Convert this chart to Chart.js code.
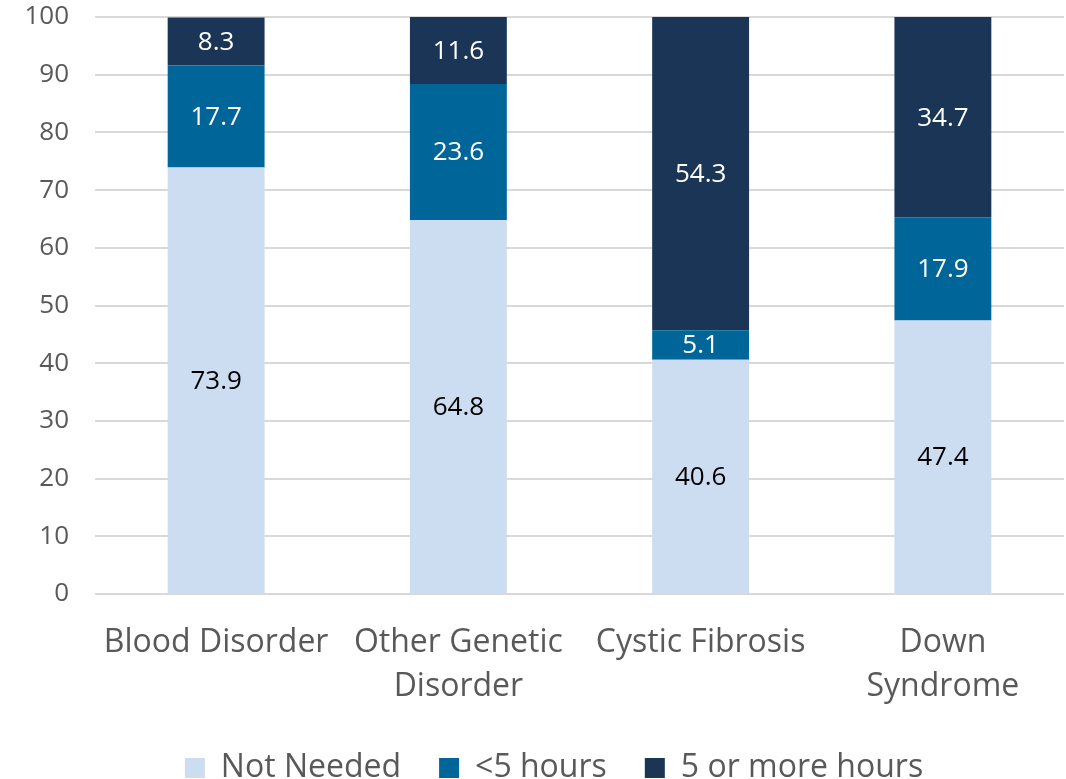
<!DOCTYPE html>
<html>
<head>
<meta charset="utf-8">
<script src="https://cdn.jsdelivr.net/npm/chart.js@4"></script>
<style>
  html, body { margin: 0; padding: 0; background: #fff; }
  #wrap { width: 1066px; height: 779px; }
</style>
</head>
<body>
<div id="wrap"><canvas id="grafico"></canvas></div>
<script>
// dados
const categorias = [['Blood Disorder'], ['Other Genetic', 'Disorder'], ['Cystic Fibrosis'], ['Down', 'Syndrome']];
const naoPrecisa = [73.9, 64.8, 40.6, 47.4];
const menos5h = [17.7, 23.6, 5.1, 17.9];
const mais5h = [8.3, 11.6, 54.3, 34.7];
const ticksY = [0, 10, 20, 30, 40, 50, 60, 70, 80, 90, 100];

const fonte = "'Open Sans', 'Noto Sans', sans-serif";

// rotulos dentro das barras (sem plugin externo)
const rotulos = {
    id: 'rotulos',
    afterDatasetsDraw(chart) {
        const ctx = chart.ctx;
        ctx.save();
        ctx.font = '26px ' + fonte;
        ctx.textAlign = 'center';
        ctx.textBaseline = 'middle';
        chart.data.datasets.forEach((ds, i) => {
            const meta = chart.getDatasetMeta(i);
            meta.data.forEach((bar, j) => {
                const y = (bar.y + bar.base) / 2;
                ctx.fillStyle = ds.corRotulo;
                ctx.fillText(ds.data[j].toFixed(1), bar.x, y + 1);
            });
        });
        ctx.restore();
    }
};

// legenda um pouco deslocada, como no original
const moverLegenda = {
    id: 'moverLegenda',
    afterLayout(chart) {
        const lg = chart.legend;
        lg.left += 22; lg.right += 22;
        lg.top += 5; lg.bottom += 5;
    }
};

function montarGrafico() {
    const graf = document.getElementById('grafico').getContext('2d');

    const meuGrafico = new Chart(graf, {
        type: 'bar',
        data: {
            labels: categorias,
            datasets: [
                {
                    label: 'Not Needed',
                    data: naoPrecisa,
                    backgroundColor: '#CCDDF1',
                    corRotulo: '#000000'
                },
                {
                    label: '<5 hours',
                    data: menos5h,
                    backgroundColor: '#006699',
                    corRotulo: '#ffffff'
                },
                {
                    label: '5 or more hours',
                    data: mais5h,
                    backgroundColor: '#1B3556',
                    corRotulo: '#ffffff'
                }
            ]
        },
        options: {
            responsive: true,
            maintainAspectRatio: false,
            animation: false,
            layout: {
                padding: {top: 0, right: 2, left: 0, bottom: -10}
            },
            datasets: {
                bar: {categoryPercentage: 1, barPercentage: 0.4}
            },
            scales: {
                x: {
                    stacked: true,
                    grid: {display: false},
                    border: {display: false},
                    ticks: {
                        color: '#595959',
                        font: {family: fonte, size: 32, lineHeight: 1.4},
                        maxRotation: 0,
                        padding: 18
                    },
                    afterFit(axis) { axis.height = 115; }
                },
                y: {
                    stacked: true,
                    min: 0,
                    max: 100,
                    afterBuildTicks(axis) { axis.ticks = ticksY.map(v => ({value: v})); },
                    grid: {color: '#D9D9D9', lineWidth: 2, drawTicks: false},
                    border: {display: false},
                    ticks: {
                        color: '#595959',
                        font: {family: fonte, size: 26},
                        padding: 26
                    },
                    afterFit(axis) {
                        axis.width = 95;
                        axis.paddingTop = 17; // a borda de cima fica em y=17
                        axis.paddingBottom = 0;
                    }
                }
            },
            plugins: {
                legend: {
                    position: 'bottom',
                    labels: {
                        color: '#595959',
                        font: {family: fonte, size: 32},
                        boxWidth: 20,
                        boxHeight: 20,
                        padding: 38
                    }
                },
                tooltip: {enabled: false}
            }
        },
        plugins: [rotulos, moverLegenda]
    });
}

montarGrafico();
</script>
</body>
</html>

_ _ _ _ _ _ _

WORK TO COMPLETE: Transcribe the material exactly, keeping every word and none of the pictures.

FULL SOLUTION:
Convert this chart to Chart.js code.
<!DOCTYPE html>
<html>
<head>
<meta charset="utf-8">
<script src="https://cdn.jsdelivr.net/npm/chart.js@4"></script>
<style>
  html, body { margin: 0; padding: 0; background: #fff; }
  #wrap { width: 1066px; height: 779px; }
</style>
</head>
<body>
<div id="wrap"><canvas id="grafico"></canvas></div>
<script>
// dados
const categorias = [['Blood Disorder'], ['Other Genetic', 'Disorder'], ['Cystic Fibrosis'], ['Down', 'Syndrome']];
const naoPrecisa = [73.9, 64.8, 40.6, 47.4];
const menos5h = [17.7, 23.6, 5.1, 17.9];
const mais5h = [8.3, 11.6, 54.3, 34.7];
const ticksY = [0, 10, 20, 30, 40, 50, 60, 70, 80, 90, 100];

const fonte = "'Open Sans', 'Noto Sans', sans-serif";

// rotulos dentro das barras (sem plugin externo)
const rotulos = {
    id: 'rotulos',
    afterDatasetsDraw(chart) {
        const ctx = chart.ctx;
        ctx.save();
        ctx.font = '26px ' + fonte;
        ctx.textAlign = 'center';
        ctx.textBaseline = 'middle';
        chart.data.datasets.forEach((ds, i) => {
            const meta = chart.getDatasetMeta(i);
            meta.data.forEach((bar, j) => {
                const y = (bar.y + bar.base) / 2;
                ctx.fillStyle = ds.corRotulo;
                ctx.fillText(ds.data[j].toFixed(1), bar.x, y + 1);
            });
        });
        ctx.restore();
    }
};

// legenda um pouco deslocada, como no original
const moverLegenda = {
    id: 'moverLegenda',
    afterLayout(chart) {
        const lg = chart.legend;
        lg.left += 22; lg.right += 22;
        lg.top += 5; lg.bottom += 5;
    }
};

function montarGrafico() {
    const graf = document.getElementById('grafico').getContext('2d');

    const meuGrafico = new Chart(graf, {
        type: 'bar',
        data: {
            labels: categorias,
            datasets: [
                {
                    label: 'Not Needed',
                    data: naoPrecisa,
                    backgroundColor: '#CCDDF1',
                    corRotulo: '#000000'
                },
                {
                    label: '<5 hours',
                    data: menos5h,
                    backgroundColor: '#006699',
                    corRotulo: '#ffffff'
                },
                {
                    label: '5 or more hours',
                    data: mais5h,
                    backgroundColor: '#1B3556',
                    corRotulo: '#ffffff'
                }
            ]
        },
        options: {
            responsive: true,
            maintainAspectRatio: false,
            animation: false,
            layout: {
                padding: {top: 0, right: 2, left: 0, bottom: -10}
            },
            datasets: {
                bar: {categoryPercentage: 1, barPercentage: 0.4}
            },
            scales: {
                x: {
                    stacked: true,
                    grid: {display: false},
                    border: {display: false},
                    ticks: {
                        color: '#595959',
                        font: {family: fonte, size: 32, lineHeight: 1.4},
                        maxRotation: 0,
                        padding: 18
                    },
                    afterFit(axis) { axis.height = 115; }
                },
                y: {
                    stacked: true,
                    min: 0,
                    max: 100,
                    afterBuildTicks(axis) { axis.ticks = ticksY.map(v => ({value: v})); },
                    grid: {color: '#D9D9D9', lineWidth: 2, drawTicks: false},
                    border: {display: false},
                    ticks: {
                        color: '#595959',
                        font: {family: fonte, size: 26},
                        padding: 26
                    },
                    afterFit(axis) {
                        axis.width = 95;
                        axis.paddingTop = 17; // a borda de cima fica em y=17
                        axis.paddingBottom = 0;
                    }
                }
            },
            plugins: {
                legend: {
                    position: 'bottom',
                    labels: {
                        color: '#595959',
                        font: {family: fonte, size: 32},
                        boxWidth: 20,
                        boxHeight: 20,
                        padding: 38
                    }
                },
                tooltip: {enabled: false}
            }
        },
        plugins: [rotulos, moverLegenda]
    });
}

montarGrafico();
</script>
</body>
</html>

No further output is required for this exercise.